Decoupling of unphysical states in the minimal pure spinor formalism I

TL;DR

This paper investigates the decoupling of unphysical states in the minimal pure spinor formalism, revealing issues with picture changing operators and proposing a Lorentz invariant prescription that ensures unphysical states decouple at all orders.

Contribution

It demonstrates that integrating over constant tensors restores decoupling of unphysical states despite non-BRST-closed picture changing operators.

Findings

Picture changing operators are not BRST closed inside correlators.

Gauge fixing in the minimal formalism is singular, causing Lorentz violation.

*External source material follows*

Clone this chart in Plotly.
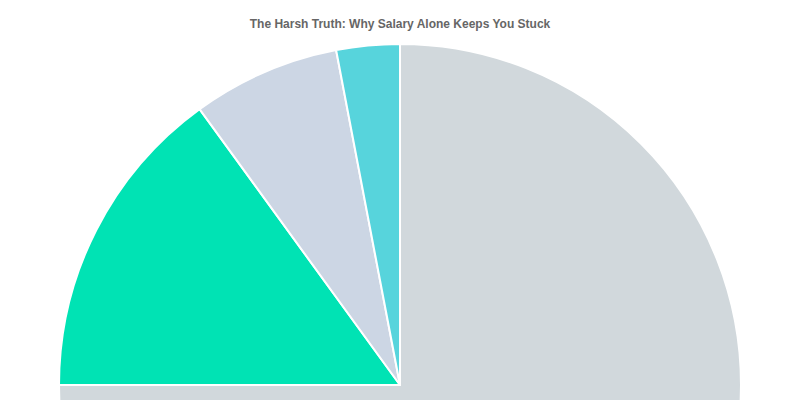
import plotly.graph_objects as go

labels = ["Salary Only", "Side Income", "Investments", "Passive Income"]
values = [75, 15, 7, 3]
colors = ["#d1d8dc", "#00e3b4", "#ccd6e4", "#57d4dc"]

W, H = 800, 770

fig = go.Figure(go.Pie(
    labels=labels,
    values=values,
    sort=False,
    direction="clockwise",
    rotation=0,
    marker=dict(colors=colors, line=dict(color="#ffffff", width=2)),
    textinfo="none",
    hoverinfo="label+percent",
    showlegend=False,
))

fig.update_layout(
    width=W, height=H,
    margin=dict(l=59, r=59, t=44, b=44),
    paper_bgcolor="#ffffff",
    plot_bgcolor="#ffffff",
    title=dict(
        text="<b>The Harsh Truth: Why Salary Alone Keeps You Stuck</b>",
        font=dict(family="Liberation Sans, Arial, sans-serif", size=12, color="#666666"),
        x=0.5, xanchor="center",
        yref="container", y=1 - 24 / H, yanchor="middle",
    ),
)

fig.write_html(
    "out.html",
    config={"displayModeBar": False},
    post_script=(
        "document.body.style.margin='0';"
        "document.body.style.overflow='hidden';"
        "document.documentElement.style.overflow='hidden';"
    ),
)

Including integrations over constant tensors restores decoupling of unphysical states.

Abstract

This is the first of a series of two papers where decoupling of unphysical states in the minimal pure spinor formalism is investigated. The multi-loop amplitude prescription for the minimal pure spinor superstring formulated in hep-th/0406055 involves the insertion of picture changing operators in the path integral. These operators are BRST closed in a distributional sense and depend on a number of constant tensors. One can trace the origin of these insertions to gauge fixing, so the amplitudes are formally independent of the constant tensors. We show however by explicit tree-level and one-loop computations that the picture changing operators are not BRST closed inside correlators and the amplitudes do depend on these constant tensors. This is due to the fact that the gauge fixing condition implicit in the existing minimal amplitude prescription is singular and this can lead to Lorentz violation and non-decoupling of BRST exact states. As discussed in hep-th/0406055, a manifestly Lorentz invariant prescription can be obtained by integrating over the constant tensors and in the sequel to this paper, it is shown that when one includes these integrations unphysical states do decouple to all orders despite the fact that the PCO's are not BRST closed inside correlators.